**EXTRACTED ENTRIES**
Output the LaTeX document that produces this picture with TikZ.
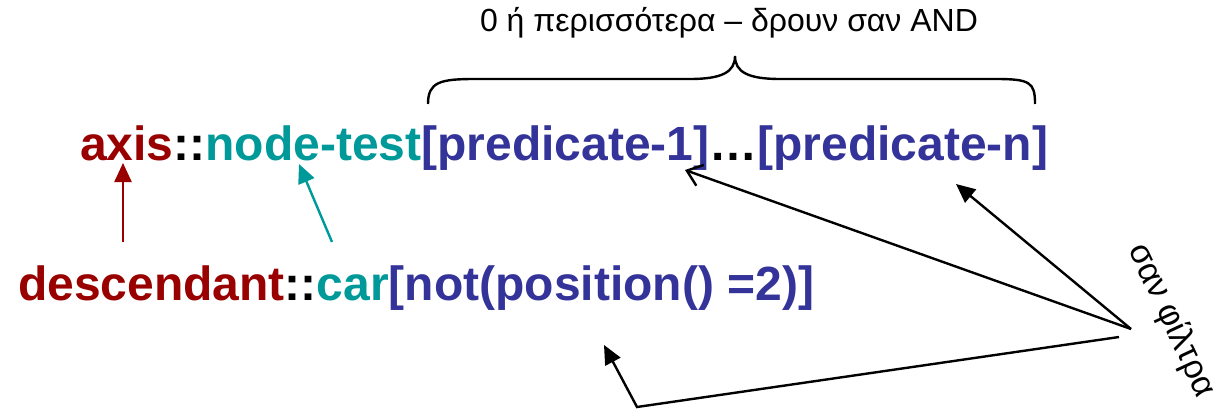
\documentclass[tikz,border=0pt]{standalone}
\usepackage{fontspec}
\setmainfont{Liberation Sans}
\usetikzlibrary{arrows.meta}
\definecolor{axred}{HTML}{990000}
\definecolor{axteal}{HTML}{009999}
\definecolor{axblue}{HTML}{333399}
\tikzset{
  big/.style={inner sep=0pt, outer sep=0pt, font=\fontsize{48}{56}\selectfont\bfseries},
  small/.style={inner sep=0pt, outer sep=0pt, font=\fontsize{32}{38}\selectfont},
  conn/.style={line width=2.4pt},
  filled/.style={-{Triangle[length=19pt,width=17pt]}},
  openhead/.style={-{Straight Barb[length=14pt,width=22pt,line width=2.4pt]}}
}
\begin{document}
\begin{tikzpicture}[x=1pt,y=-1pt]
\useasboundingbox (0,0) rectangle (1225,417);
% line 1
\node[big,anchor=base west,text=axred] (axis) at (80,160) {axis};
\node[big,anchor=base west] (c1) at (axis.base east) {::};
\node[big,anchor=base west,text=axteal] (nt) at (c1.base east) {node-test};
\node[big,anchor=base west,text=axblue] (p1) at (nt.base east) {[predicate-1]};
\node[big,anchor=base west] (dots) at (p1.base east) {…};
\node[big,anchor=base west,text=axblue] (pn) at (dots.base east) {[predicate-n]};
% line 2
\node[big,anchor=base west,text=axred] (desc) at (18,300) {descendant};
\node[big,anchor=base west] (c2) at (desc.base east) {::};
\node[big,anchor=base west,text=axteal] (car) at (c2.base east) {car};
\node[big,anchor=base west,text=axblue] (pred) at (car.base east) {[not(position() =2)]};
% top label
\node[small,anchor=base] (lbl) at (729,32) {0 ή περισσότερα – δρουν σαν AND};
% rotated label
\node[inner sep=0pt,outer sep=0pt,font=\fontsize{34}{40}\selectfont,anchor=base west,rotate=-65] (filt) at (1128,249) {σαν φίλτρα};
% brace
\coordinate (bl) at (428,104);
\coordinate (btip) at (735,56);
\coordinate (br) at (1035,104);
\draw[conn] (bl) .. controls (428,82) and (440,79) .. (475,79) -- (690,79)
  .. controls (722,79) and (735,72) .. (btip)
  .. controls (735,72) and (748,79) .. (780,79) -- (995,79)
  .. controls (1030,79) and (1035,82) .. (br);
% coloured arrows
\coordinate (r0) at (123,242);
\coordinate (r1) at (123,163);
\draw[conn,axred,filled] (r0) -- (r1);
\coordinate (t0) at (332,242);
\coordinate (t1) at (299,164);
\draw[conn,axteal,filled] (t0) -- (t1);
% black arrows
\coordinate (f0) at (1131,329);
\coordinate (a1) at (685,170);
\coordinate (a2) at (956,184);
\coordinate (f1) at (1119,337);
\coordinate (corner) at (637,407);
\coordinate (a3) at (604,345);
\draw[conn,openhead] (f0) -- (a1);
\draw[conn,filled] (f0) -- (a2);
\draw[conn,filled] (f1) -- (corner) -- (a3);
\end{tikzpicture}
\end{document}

* * *

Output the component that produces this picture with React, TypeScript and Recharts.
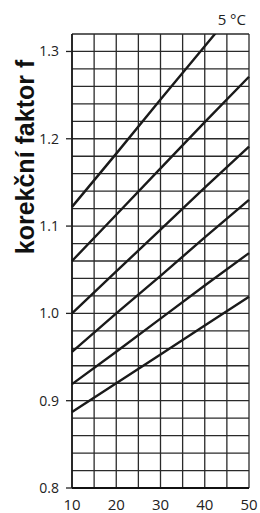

--

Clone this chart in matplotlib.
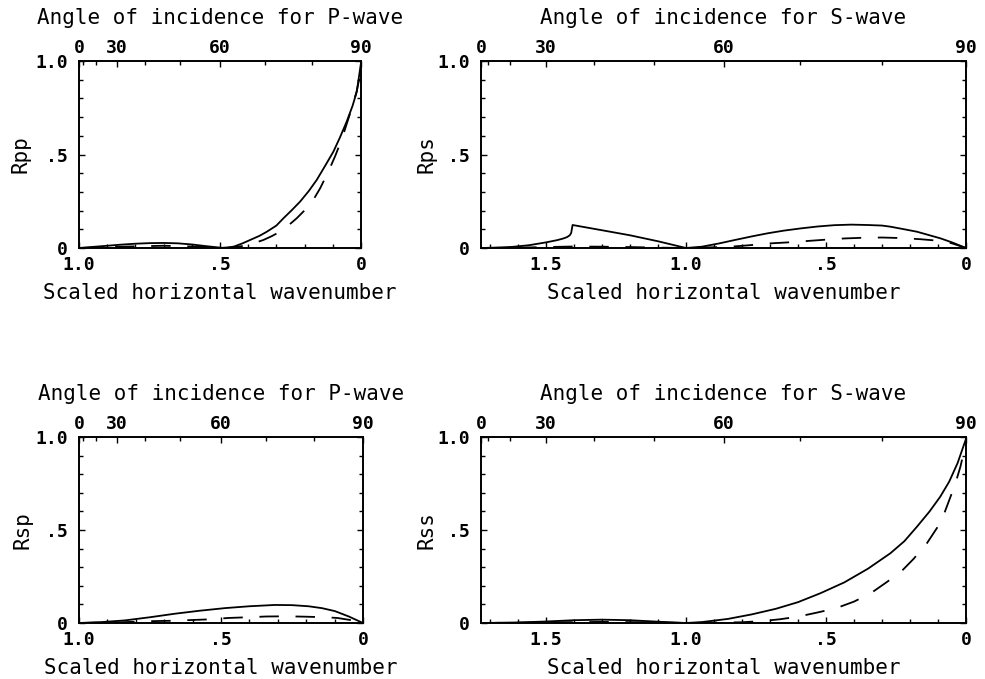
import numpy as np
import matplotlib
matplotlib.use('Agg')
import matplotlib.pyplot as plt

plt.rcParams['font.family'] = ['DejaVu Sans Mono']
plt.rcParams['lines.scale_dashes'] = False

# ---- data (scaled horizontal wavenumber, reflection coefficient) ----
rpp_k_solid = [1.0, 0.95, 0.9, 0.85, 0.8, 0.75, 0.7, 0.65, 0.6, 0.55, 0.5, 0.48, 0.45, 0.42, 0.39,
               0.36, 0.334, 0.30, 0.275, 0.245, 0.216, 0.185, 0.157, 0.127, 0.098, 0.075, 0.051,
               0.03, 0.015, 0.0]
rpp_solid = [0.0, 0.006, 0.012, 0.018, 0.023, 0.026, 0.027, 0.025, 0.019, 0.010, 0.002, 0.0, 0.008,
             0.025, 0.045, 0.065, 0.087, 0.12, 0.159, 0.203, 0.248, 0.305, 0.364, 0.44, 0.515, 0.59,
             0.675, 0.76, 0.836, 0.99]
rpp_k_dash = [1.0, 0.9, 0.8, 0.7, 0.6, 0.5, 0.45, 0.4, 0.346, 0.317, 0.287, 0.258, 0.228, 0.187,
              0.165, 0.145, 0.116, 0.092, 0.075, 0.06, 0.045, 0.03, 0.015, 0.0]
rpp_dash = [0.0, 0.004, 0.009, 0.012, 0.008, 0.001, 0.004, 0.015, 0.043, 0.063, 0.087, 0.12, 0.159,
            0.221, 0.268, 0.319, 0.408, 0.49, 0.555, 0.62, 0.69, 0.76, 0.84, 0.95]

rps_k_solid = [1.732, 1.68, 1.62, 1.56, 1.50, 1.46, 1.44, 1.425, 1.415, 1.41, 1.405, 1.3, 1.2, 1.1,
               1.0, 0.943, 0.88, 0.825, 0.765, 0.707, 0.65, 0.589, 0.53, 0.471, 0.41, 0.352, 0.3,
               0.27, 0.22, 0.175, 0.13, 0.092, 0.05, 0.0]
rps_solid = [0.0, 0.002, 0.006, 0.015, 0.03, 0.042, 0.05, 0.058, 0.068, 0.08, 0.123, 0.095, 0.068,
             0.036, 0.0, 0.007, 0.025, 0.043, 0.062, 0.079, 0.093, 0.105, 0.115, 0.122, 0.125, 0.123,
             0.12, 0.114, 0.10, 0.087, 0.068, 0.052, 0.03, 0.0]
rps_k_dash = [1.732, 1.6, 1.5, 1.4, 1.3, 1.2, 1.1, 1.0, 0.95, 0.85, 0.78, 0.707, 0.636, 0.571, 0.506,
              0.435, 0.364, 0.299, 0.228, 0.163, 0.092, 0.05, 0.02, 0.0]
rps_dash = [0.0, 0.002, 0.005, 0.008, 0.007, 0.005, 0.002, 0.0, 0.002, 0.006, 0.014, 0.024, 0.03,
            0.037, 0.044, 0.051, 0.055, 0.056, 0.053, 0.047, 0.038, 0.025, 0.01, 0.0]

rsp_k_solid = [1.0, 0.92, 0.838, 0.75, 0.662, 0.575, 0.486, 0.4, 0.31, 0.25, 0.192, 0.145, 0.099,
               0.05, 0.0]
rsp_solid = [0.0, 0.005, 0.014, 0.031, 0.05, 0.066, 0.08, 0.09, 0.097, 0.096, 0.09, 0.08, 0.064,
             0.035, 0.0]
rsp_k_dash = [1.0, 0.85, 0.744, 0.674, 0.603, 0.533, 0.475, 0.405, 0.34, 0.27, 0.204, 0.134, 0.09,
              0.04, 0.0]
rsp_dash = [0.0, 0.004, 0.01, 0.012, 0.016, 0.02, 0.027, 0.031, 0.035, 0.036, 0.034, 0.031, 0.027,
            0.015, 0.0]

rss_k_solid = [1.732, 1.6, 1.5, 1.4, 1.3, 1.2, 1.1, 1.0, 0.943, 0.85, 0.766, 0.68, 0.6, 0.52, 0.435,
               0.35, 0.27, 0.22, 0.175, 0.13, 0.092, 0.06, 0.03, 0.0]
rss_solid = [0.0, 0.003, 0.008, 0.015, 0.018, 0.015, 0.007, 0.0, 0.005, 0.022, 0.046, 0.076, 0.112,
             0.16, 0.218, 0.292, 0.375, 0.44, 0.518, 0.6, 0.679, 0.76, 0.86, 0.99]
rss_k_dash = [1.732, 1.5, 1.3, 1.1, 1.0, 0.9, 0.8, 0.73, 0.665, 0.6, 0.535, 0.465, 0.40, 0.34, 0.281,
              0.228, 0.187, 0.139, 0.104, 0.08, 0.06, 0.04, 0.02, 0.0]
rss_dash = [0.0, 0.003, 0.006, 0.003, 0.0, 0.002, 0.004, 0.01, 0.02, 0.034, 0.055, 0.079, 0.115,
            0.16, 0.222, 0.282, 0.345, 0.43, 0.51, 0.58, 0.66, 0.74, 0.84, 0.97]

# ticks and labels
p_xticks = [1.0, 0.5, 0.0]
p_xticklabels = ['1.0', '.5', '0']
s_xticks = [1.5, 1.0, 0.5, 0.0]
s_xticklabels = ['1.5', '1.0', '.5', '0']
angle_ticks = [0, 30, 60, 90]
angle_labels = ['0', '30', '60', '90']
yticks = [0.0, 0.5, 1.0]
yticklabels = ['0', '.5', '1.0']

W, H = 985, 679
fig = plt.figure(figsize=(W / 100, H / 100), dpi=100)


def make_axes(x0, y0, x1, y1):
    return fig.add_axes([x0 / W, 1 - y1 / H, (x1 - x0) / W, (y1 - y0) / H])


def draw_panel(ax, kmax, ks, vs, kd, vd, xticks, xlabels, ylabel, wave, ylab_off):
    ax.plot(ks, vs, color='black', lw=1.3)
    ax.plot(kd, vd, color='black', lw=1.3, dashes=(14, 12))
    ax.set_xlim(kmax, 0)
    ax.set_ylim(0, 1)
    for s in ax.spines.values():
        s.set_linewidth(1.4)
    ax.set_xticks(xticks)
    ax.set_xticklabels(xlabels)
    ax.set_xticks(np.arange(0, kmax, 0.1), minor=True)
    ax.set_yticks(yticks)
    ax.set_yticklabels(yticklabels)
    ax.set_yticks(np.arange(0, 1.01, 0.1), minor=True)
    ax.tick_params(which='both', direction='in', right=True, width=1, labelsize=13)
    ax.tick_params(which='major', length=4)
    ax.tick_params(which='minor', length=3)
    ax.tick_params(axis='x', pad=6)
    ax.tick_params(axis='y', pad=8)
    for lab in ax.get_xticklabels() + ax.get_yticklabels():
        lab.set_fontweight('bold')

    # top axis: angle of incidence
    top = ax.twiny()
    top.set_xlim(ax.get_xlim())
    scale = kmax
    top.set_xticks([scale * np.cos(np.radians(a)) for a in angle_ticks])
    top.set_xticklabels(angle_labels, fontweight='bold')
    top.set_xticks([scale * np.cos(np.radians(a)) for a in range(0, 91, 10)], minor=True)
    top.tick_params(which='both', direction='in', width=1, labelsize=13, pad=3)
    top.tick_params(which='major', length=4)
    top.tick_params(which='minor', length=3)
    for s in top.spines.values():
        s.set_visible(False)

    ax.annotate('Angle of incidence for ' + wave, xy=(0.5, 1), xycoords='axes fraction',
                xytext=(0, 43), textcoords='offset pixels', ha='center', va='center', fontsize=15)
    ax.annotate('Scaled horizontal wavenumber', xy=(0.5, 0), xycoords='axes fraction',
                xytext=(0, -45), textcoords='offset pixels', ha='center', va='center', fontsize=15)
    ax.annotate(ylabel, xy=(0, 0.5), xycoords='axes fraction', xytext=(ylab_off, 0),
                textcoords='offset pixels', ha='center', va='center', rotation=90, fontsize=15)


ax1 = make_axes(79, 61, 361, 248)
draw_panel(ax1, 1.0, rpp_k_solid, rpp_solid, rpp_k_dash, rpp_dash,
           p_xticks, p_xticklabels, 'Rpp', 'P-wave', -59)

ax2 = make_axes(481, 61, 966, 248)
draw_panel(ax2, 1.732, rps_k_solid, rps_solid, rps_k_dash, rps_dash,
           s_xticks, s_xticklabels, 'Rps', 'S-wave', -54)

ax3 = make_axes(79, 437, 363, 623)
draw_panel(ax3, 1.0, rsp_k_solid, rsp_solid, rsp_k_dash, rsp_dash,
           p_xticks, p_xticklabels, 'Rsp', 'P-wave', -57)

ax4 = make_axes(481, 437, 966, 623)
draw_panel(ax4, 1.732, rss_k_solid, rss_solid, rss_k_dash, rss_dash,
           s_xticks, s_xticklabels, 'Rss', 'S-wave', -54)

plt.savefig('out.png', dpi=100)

**TASK DIRECTIONS**
Copy, exactly as they stand, the lines from the one that holds "Clone this chart in matplotlib." to the one that holds "0.76, 0.84, 0.95]", both included, and drop every picture.

**EXERCISE OUTPUT**
Clone this chart in matplotlib.
import numpy as np
import matplotlib
matplotlib.use('Agg')
import matplotlib.pyplot as plt

plt.rcParams['font.family'] = ['DejaVu Sans Mono']
plt.rcParams['lines.scale_dashes'] = False

# ---- data (scaled horizontal wavenumber, reflection coefficient) ----
rpp_k_solid = [1.0, 0.95, 0.9, 0.85, 0.8, 0.75, 0.7, 0.65, 0.6, 0.55, 0.5, 0.48, 0.45, 0.42, 0.39,
               0.36, 0.334, 0.30, 0.275, 0.245, 0.216, 0.185, 0.157, 0.127, 0.098, 0.075, 0.051,
               0.03, 0.015, 0.0]
rpp_solid = [0.0, 0.006, 0.012, 0.018, 0.023, 0.026, 0.027, 0.025, 0.019, 0.010, 0.002, 0.0, 0.008,
             0.025, 0.045, 0.065, 0.087, 0.12, 0.159, 0.203, 0.248, 0.305, 0.364, 0.44, 0.515, 0.59,
             0.675, 0.76, 0.836, 0.99]
rpp_k_dash = [1.0, 0.9, 0.8, 0.7, 0.6, 0.5, 0.45, 0.4, 0.346, 0.317, 0.287, 0.258, 0.228, 0.187,
              0.165, 0.145, 0.116, 0.092, 0.075, 0.06, 0.045, 0.03, 0.015, 0.0]
rpp_dash = [0.0, 0.004, 0.009, 0.012, 0.008, 0.001, 0.004, 0.015, 0.043, 0.063, 0.087, 0.12, 0.159,
            0.221, 0.268, 0.319, 0.408, 0.49, 0.555, 0.62, 0.69, 0.76, 0.84, 0.95]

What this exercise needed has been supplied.